> [Do this]:
Work out the number of lines in the listing that include the string "matplotlib". Reply with that number alone.

> [Stored data]:
========================================================================

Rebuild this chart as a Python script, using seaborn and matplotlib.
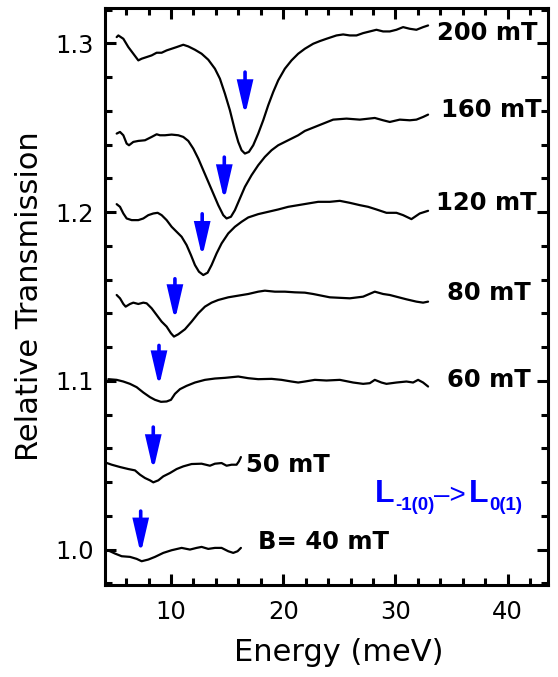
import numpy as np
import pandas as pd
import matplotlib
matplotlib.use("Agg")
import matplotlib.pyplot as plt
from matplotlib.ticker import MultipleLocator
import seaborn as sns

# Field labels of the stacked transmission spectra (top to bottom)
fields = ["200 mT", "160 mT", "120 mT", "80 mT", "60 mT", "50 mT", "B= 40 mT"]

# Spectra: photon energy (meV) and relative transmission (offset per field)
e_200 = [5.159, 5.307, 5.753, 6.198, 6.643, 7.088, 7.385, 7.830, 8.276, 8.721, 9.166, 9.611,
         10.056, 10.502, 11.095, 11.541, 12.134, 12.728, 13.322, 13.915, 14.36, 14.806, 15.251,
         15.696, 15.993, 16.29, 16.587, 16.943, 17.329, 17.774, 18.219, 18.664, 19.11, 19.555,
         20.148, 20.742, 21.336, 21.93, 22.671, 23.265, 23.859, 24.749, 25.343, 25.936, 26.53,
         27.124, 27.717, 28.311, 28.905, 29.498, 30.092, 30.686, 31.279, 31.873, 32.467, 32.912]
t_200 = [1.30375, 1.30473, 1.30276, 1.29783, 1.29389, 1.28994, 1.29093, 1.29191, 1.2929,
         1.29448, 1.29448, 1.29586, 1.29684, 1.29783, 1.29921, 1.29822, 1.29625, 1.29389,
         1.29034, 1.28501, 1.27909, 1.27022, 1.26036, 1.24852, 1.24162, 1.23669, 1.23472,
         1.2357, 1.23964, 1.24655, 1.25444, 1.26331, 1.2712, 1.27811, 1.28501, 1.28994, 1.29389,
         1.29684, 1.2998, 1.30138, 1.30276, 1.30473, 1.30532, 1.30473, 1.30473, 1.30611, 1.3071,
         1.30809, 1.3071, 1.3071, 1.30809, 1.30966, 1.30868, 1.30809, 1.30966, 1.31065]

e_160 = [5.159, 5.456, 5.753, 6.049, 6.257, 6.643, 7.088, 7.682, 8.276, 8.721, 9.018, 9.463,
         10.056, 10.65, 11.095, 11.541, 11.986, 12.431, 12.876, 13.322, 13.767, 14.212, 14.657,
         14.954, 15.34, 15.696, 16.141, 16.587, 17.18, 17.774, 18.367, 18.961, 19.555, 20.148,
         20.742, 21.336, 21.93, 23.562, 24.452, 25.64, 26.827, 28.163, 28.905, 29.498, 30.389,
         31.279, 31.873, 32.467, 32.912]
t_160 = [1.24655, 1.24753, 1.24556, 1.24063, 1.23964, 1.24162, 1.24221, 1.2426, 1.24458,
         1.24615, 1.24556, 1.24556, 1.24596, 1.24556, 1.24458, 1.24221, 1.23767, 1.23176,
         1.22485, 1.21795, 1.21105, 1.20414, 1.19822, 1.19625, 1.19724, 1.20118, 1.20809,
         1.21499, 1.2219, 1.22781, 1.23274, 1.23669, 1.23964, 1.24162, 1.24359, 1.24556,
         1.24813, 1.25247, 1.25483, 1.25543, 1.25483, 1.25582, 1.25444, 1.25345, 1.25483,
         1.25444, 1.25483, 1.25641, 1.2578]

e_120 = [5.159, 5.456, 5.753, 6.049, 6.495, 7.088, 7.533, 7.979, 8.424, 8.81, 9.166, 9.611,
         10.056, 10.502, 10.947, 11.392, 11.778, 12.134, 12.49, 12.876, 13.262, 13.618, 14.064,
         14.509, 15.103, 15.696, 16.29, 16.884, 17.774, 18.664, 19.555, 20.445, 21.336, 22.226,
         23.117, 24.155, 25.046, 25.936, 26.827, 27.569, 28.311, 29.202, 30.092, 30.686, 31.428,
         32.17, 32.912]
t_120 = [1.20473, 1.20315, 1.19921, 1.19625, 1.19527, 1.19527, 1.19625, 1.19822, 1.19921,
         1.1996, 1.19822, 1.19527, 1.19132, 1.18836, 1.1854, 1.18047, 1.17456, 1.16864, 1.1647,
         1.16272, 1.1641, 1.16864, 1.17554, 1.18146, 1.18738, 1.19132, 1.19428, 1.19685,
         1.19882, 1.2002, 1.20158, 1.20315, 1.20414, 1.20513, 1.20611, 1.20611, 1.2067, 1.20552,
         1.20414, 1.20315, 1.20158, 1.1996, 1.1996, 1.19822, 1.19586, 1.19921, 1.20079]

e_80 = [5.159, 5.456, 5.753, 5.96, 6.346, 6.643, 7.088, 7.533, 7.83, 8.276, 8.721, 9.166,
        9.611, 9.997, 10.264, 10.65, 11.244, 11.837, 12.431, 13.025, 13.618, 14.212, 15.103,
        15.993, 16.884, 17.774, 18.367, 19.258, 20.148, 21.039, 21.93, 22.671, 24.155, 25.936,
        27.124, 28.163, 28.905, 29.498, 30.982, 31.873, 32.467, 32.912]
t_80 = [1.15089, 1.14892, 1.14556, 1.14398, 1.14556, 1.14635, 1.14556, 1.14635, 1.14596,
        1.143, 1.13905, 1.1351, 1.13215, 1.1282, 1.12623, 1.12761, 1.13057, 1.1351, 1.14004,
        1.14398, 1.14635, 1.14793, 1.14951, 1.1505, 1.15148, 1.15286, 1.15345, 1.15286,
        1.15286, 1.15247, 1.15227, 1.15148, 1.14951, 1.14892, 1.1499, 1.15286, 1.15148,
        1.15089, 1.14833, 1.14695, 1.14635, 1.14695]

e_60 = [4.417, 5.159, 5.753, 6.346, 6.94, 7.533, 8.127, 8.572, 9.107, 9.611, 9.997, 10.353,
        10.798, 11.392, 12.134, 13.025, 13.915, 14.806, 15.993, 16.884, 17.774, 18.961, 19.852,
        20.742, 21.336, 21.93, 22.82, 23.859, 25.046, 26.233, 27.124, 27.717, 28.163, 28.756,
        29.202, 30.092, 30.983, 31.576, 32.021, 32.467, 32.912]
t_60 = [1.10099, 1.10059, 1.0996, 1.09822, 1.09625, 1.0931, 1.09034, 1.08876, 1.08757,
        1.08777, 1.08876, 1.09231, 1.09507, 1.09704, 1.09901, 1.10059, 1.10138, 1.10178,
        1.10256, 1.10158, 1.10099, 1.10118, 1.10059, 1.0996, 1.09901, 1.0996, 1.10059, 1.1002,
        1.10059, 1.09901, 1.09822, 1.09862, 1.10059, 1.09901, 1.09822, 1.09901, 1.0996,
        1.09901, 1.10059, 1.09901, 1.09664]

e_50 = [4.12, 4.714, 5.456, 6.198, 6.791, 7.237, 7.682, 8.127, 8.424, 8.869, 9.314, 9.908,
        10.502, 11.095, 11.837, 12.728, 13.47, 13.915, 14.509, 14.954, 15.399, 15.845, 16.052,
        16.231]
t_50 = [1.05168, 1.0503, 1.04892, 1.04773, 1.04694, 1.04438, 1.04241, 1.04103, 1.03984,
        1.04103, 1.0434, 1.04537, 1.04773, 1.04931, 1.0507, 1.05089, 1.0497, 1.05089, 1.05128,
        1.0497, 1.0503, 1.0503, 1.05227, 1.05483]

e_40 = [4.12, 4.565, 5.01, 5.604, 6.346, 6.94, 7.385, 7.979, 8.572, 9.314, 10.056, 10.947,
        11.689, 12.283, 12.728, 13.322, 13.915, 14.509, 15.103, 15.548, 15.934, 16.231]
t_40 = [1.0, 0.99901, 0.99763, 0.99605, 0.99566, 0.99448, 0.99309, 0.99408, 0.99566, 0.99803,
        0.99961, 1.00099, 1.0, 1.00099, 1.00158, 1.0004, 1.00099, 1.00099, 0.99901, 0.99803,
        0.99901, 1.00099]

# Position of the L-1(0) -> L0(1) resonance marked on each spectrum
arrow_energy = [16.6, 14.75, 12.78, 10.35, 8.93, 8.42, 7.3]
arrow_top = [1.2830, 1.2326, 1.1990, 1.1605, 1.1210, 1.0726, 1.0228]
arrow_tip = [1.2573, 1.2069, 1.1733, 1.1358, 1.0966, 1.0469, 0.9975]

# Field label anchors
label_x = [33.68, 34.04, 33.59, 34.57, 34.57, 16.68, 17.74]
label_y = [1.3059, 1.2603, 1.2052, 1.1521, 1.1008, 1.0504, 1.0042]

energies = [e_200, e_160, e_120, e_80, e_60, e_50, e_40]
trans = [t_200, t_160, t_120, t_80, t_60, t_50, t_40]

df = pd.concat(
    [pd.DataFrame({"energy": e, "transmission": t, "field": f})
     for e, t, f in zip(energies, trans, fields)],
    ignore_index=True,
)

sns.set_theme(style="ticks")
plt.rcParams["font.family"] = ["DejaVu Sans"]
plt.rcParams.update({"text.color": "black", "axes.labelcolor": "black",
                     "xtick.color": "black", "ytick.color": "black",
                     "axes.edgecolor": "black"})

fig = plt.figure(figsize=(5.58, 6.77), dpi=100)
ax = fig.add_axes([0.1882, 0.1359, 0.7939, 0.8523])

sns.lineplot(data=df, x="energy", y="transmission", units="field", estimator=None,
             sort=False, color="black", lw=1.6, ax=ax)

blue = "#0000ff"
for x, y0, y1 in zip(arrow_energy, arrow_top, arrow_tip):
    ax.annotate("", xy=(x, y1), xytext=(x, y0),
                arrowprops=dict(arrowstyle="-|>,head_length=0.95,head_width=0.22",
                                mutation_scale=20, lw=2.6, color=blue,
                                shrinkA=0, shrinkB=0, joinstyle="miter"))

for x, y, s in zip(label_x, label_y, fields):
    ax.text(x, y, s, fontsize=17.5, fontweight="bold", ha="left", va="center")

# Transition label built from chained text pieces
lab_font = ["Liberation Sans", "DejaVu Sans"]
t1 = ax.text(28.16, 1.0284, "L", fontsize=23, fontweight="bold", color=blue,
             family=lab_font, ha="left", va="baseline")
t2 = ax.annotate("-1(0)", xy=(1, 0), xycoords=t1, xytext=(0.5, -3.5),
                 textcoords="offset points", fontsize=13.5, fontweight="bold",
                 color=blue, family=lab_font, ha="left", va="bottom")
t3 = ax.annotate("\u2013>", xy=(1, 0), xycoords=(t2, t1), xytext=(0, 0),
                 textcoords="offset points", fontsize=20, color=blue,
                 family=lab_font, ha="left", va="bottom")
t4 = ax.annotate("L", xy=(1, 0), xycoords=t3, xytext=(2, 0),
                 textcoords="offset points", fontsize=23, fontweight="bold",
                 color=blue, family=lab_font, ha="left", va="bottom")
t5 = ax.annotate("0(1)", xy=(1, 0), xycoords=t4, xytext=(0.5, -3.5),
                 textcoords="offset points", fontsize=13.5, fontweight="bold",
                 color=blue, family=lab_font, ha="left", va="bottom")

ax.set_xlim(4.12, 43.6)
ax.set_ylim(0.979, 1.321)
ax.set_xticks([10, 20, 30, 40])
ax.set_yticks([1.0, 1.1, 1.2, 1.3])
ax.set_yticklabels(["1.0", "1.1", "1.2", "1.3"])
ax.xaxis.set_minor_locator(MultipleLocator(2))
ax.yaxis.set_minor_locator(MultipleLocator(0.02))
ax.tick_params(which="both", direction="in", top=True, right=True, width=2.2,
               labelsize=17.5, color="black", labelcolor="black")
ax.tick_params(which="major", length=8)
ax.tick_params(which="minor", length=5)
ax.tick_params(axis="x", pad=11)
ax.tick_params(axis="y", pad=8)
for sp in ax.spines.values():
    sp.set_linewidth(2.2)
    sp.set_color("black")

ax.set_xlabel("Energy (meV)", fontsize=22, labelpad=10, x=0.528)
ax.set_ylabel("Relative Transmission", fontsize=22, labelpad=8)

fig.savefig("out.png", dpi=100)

========================================================================

> [Solution]:
5